INSTRUCTIONS FOR THE TASK -> Each line from the start of the data below through the one containing "special_ed = [26, 19, 15, 19]" must be reproduced exactly.

Raw records
──────
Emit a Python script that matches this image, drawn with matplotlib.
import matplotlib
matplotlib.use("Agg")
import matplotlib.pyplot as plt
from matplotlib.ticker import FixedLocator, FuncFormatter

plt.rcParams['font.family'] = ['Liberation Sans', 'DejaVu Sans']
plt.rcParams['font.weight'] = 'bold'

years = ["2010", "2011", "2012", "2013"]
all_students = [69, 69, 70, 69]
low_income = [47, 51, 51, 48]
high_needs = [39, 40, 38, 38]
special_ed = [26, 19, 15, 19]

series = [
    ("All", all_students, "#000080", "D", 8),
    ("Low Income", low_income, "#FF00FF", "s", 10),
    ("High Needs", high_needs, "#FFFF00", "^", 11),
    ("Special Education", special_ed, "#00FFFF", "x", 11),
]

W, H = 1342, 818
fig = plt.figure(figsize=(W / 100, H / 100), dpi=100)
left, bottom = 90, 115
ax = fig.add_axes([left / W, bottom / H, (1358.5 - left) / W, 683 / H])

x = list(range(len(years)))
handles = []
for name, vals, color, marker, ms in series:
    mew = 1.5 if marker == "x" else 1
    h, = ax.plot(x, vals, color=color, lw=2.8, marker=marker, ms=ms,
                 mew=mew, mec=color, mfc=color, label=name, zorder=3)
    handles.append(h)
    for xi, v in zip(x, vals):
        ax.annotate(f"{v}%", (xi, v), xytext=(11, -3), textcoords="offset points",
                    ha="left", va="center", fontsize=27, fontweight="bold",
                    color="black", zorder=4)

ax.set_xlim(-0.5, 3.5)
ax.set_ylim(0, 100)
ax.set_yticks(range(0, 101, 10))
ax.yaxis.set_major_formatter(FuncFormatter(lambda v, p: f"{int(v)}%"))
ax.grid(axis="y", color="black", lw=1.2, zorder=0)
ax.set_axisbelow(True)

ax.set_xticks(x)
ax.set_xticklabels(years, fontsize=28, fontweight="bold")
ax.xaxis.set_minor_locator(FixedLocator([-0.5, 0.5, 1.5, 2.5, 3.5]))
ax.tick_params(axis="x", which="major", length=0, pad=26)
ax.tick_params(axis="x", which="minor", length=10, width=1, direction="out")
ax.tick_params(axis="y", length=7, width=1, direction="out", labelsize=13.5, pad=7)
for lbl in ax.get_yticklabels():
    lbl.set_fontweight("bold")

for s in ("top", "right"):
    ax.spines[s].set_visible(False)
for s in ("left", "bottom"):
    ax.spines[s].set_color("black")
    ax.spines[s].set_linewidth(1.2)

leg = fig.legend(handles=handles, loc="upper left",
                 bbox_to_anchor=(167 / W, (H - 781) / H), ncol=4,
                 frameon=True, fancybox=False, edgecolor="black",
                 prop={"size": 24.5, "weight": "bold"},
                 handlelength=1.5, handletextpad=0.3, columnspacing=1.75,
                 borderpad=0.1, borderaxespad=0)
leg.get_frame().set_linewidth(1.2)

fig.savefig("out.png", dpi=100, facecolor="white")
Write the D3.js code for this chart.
──────
PROBLEM SOLUTION ->
Emit a Python script that matches this image, drawn with matplotlib.
import matplotlib
matplotlib.use("Agg")
import matplotlib.pyplot as plt
from matplotlib.ticker import FixedLocator, FuncFormatter

plt.rcParams['font.family'] = ['Liberation Sans', 'DejaVu Sans']
plt.rcParams['font.weight'] = 'bold'

years = ["2010", "2011", "2012", "2013"]
all_students = [69, 69, 70, 69]
low_income = [47, 51, 51, 48]
high_needs = [39, 40, 38, 38]
special_ed = [26, 19, 15, 19]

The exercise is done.